CULTURE 227
Local appropriations of metropolitan cultural projects went well beyond imitating
the architecture of the Flavian Amphitheatre. Some of the iconic images of Augustan
Rome were reproduced in the provinces: a copy of the Shield of Virtue was found at
Arles, of the pedimental reliefs of Venus, Mars and Caesar from the Temple of Mars
Ultor in Carthage and of a group fi guring Anchises, Aeneas and Ascanius in Merida.
The latter image was parodied in a painting from Pompeii, in which Aeneas and
Ascanius have dog heads. This visual model was later appropriated in varieties of
public and private reliefs to make a range of pointed comparisons, some encomiastic
and others clearly polemical (for instance when early Christian art appropriated the
motif of Anchises, Aeneas and Ascanius for the triumphant Hebrews escaping
Egyptian persecution after crossing the Red Sea (Elsner 2011)). Rather than
separating out global from local cultural productions, then, it seems preferable to
envisage a series of different kinds of cultural play between universal and local
identities, broad identities and minority ones – play through which the empire found
more of a unity than in any pretended cultural homogeneity.

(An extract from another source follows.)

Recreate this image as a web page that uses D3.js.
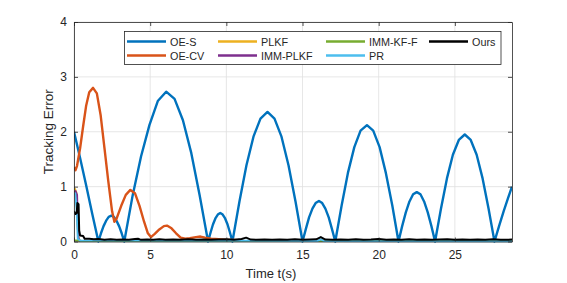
<!DOCTYPE html>
<html>
<head>
<meta charset="utf-8">
<script src="https://cdn.jsdelivr.net/npm/d3@7"></script>
<style>
  body { margin: 0; background: #fff; }
  text { font-family: "Liberation Sans", Arial, sans-serif; fill: #262626; }
</style>
</head>
<body>
<svg id="chart" width="567" height="283"></svg>
<script>
// series, [time, error]
var oeS = [
  [0, 2.0], [0.4, 1.52], [0.8, 1.02], [1.2, 0.5], [1.6, 0],
  [1.77, 0.15], [1.94, 0.28], [2.11, 0.38], [2.28, 0.45], [2.45, 0.47], [2.62, 0.45], [2.79, 0.38], [2.96, 0.28], [3.13, 0.15], [3.3, 0],
  [3.85, 0.84], [4.4, 1.55], [4.95, 2.12], [5.5, 2.56], [6.05, 2.73], [6.6, 2.6], [7.15, 2.21], [7.7, 1.61], [8.25, 0.84], [8.8, 0],
  [8.96, 0.16], [9.12, 0.31], [9.28, 0.42], [9.44, 0.49], [9.6, 0.52], [9.76, 0.49], [9.92, 0.42], [10.08, 0.31], [10.24, 0.16], [10.4, 0],
  [10.86, 0.73], [11.32, 1.39], [11.78, 1.91], [12.24, 2.24], [12.7, 2.36], [13.16, 2.24], [13.62, 1.91], [14.08, 1.39], [14.54, 0.73], [15.0, 0],
  [15.22, 0.23], [15.43, 0.44], [15.65, 0.6], [15.86, 0.7], [16.08, 0.74], [16.29, 0.7], [16.5, 0.6], [16.72, 0.44], [16.93, 0.23], [17.15, 0],
  [17.57, 0.66], [17.98, 1.25], [18.4, 1.72], [18.81, 2.02], [19.23, 2.12], [19.64, 2.02], [20.06, 1.72], [20.47, 1.25], [20.89, 0.66], [21.3, 0],
  [21.54, 0.28], [21.78, 0.53], [22.02, 0.73], [22.26, 0.86], [22.5, 0.9], [22.74, 0.86], [22.98, 0.73], [23.22, 0.53], [23.46, 0.28], [23.7, 0],
  [24.09, 0.6], [24.48, 1.15], [24.87, 1.58], [25.26, 1.85], [25.65, 1.95], [26.04, 1.85], [26.43, 1.58], [26.82, 1.15], [27.21, 0.6], [27.6, 0],
  [27.9, 0.28], [28.2, 0.55], [28.5, 0.8], [28.75, 1.0]
];
var oeCV = [
  [0, 1.35], [0.1, 1.3], [0.2, 1.38], [0.4, 1.7], [0.6, 2.1], [0.8, 2.48], [1.0, 2.72], [1.25, 2.8], [1.5, 2.7],
  [1.75, 2.3], [2.0, 1.7], [2.25, 1.1], [2.5, 0.55], [2.65, 0.36], [2.8, 0.42], [3.1, 0.65], [3.4, 0.85], [3.7, 0.94],
  [4.0, 0.88], [4.3, 0.65], [4.6, 0.36], [4.85, 0.15], [5.05, 0.08], [5.3, 0.14], [5.6, 0.22], [5.9, 0.28], [6.1, 0.29],
  [6.4, 0.24], [6.7, 0.15], [7.0, 0.07], [7.3, 0.05], [7.6, 0.06], [8.0, 0.08], [8.3, 0.09], [8.6, 0.07], [9.0, 0.05],
  [9.5, 0.04], [10.0, 0.03], [10.5, 0.03], [11.0, 0.02]
];
var plkf = [[0, 0.95], [0.06, 0.96], [0.15, 0.9], [0.24, 0.3], [0.3, 0.02], [0.5, 0.01], [28.75, 0.01]];
var immPlkf = [[0, 0.9], [0.1, 0.92], [0.2, 0.85], [0.27, 0.1], [0.35, 0.01], [28.75, 0.01]];
var immKfF = [[0, 0.02], [0.3, 0.02], [0.5, 0.01], [28.75, 0.01]];
var pr = [[0, 0.85], [0.08, 0.88], [0.17, 0.6], [0.25, 0.05], [0.4, 0.02], [16.0, 0.01], [16.2, 0.04], [16.4, 0.01], [28.75, 0.005]];
var ours = [
  [0, 0.55], [0.1, 0.5], [0.18, 0.52], [0.22, 0.7], [0.3, 0.68], [0.34, 0.2], [0.4, 0.11], [0.6, 0.1], [0.7, 0.05],
  [1.0, 0.05], [1.3, 0.04], [1.6, 0.045], [2.0, 0.03], [2.4, 0.04], [2.8, 0.03], [3.2, 0.035], [3.6, 0.03], [4.0, 0.045],
  [4.2, 0.05], [4.4, 0.03], [4.8, 0.035], [5.2, 0.03], [5.6, 0.04], [6.0, 0.03], [6.5, 0.035], [7.0, 0.03], [7.5, 0.04],
  [8.0, 0.03], [8.5, 0.035], [9.0, 0.03], [9.5, 0.035], [10.0, 0.04], [10.5, 0.03], [11.0, 0.045], [11.3, 0.07],
  [11.6, 0.035], [12.0, 0.03], [12.5, 0.035], [13.0, 0.03], [13.5, 0.035], [14.0, 0.03], [14.5, 0.04], [15.0, 0.03],
  [15.5, 0.035], [15.9, 0.04], [16.2, 0.08], [16.5, 0.035], [17.0, 0.03], [17.5, 0.035], [18.0, 0.03], [18.5, 0.04],
  [19.0, 0.03], [19.5, 0.035], [20.0, 0.045], [20.5, 0.03], [21.0, 0.035], [21.5, 0.03], [22.0, 0.04], [22.5, 0.03],
  [23.0, 0.035], [23.5, 0.03], [24.0, 0.035], [24.5, 0.04], [25.0, 0.03], [25.5, 0.035], [26.0, 0.03], [26.5, 0.035],
  [27.0, 0.03], [27.5, 0.04], [28.0, 0.03], [28.75, 0.035]
];

var seriesNames = ["OE-S", "OE-CV", "PLKF", "IMM-PLKF", "IMM-KF-F", "PR", "Ours"];
var seriesData = [oeS, oeCV, plkf, immPlkf, immKfF, pr, ours];
var seriesColors = ["#0072BD", "#D95319", "#EDB120", "#7E2F8E", "#77AC30", "#4DBEEE", "#000000"];
var xTicks = [0, 5, 10, 15, 20, 25];
var yTicks = [0, 1, 2, 3, 4];

var margin = {left: 74, right: 55, top: 22, bottom: 41.5};
var width = 567 - margin.left - margin.right;
var height = 283 - margin.top - margin.bottom;

var svg = d3.select("#chart");
var chartGroup = svg.append("g")
  .attr("transform", `translate(${margin.left}, ${margin.top})`);

var xLinearScale = d3.scaleLinear().domain([0, 28.75]).range([0, width]);
var yLinearScale = d3.scaleLinear().domain([0, 4]).range([height, 0]);

// grid
chartGroup.append("g").selectAll("line")
  .data(xTicks).enter().append("line")
  .attr("x1", d => xLinearScale(d)).attr("x2", d => xLinearScale(d))
  .attr("y1", 0).attr("y2", height)
  .attr("stroke", "#e0e0e0").attr("stroke-width", 0.8);
chartGroup.append("g").selectAll("line")
  .data(yTicks).enter().append("line")
  .attr("x1", 0).attr("x2", width)
  .attr("y1", d => yLinearScale(d)).attr("y2", d => yLinearScale(d))
  .attr("stroke", "#e0e0e0").attr("stroke-width", 0.8);

// lines
chartGroup.append("clipPath").attr("id", "clip")
  .append("rect").attr("x", 0).attr("y", -2).attr("width", width).attr("height", height + 4);

var line = d3.line()
  .x(d => xLinearScale(d[0]))
  .y(d => yLinearScale(d[1]));

var widths = [2.4, 2.4, 2, 2, 2, 2, 2];
chartGroup.append("g").attr("clip-path", "url(#clip)")
  .selectAll("path")
  .data(seriesData).enter().append("path")
  .attr("d", d => line(d))
  .attr("fill", "none")
  .attr("stroke", (d, i) => seriesColors[i])
  .attr("stroke-width", (d, i) => widths[i])
  .attr("stroke-linejoin", "round");

// axes (ticks inward, box on)
var bottomAxis = d3.axisBottom(xLinearScale).tickValues(xTicks).tickFormat(d3.format("d")).tickSizeInner(-4).tickSizeOuter(0).tickPadding(9);
var leftAxis = d3.axisLeft(yLinearScale).tickValues(yTicks).tickFormat(d3.format("d")).tickSizeInner(-4).tickSizeOuter(0).tickPadding(7);
var topAxis = d3.axisTop(xLinearScale).tickValues(xTicks).tickSizeInner(-4).tickSizeOuter(0).tickFormat("");
var rightAxis = d3.axisRight(yLinearScale).tickValues(yTicks).tickSizeInner(-4).tickSizeOuter(0).tickFormat("");

var xAxis = chartGroup.append("g").attr("transform", `translate(0, ${height})`).call(bottomAxis);
var yAxis = chartGroup.append("g").call(leftAxis);
chartGroup.append("g").call(topAxis);
chartGroup.append("g").attr("transform", `translate(${width}, 0)`).call(rightAxis);

chartGroup.selectAll(".domain").attr("stroke", "#262626").attr("stroke-width", 0.8);
chartGroup.selectAll(".tick line").attr("stroke", "#262626").attr("stroke-width", 0.8);
chartGroup.selectAll(".tick text")
  .style("font-size", "12px")
  .style("font-family", "'Liberation Sans', Arial, sans-serif")
  .attr("fill", "#262626");

// axis labels
svg.append("text")
  .attr("x", 271).attr("y", 278)
  .attr("text-anchor", "middle")
  .style("font-size", "13px")
  .text("Time t(s)");

svg.append("text")
  .attr("transform", "rotate(-90)")
  .attr("x", -(margin.top + height / 2)).attr("y", 53)
  .attr("text-anchor", "middle")
  .style("font-size", "13.5px")
  .text("Tracking Error");

// legend
var legend = svg.append("g");
legend.append("rect")
  .attr("x", 124.5).attr("y", 31.5)
  .attr("width", 376.5).attr("height", 33)
  .attr("fill", "#fff").attr("stroke", "#262626").attr("stroke-width", 0.8);

var colX = [127, 218, 326, 429];
var rowY = [41.5, 55.5];
var items = legend.selectAll("g.item")
  .data(seriesNames).enter().append("g").attr("class", "item")
  .attr("transform", (d, i) => {
    var col = Math.floor(i / 2);
    var row = i % 2;
    return `translate(${colX[col]}, ${rowY[row]})`;
  });
items.append("line")
  .attr("x1", 0).attr("x2", 39).attr("y1", 0).attr("y2", 0)
  .attr("stroke", (d, i) => seriesColors[i]).attr("stroke-width", 2.4);
items.append("text")
  .attr("x", 43).attr("y", 4)
  .style("font-size", "10.8px")
  .text(d => d);
</script>
</body>
</html>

There is, to be sure, a danger in taking the fact of empire as the master reference
point for cultural production. An interest in post- colonial reading of Roman cultural
life has, paradoxically, accentuated the trend to understand the literary and artistic
cultural production primarily in terms of its imperial situation. But when we turn to
kinds of cultural action that were not controlled by local elites, the imperial frame is
not always so evident. A good example is the great body of Jewish writing produced
in the period across a diaspora that stretched from Italy (at least) in the west to
Babylonia in the east, that is beyond and across political borders. Some of this was
in Greek, like Josephus’ historical writing and Philo’s unusual blend of Greek
philosophy and Jewish tradition (Berthelot 2011). But the Mishnah, composed in
Hebrew, and the Talmud, composed partly in Hebrew, partly in varieties of Aramaic,
show relatively little engagement with the Roman (or indeed the Persian) empire
(Ben-Eliyahu, Cohn, and Millar 2013). Perhaps other diasporas, including that of the
Greeks, should be considered in the same way, as might be the spread of new religious
cults, such as Christianity and Manichaeism, which both had vibrant lives in the
Parthian/Sasanian world as well as the Roman. Was there anything imperial about
imperial Greek epigram or the prose romance in both Greek and Latin beyond the
period of its composition? Do historicist readings of Flavian epic risk overestimating
one context (the political) at the expense of others (games of literary appropriation,
tacit notions of gender, competitions for cultural esteem, to name but a few)? Many
of the cultural forms created during the Principate had long afterlives not only in late
antiquity but beyond the fragmentation of the empire, just as some had roots long
before its creation. For some kinds of cultural activity the Roman empire was an
incidental, rather than a determining, context.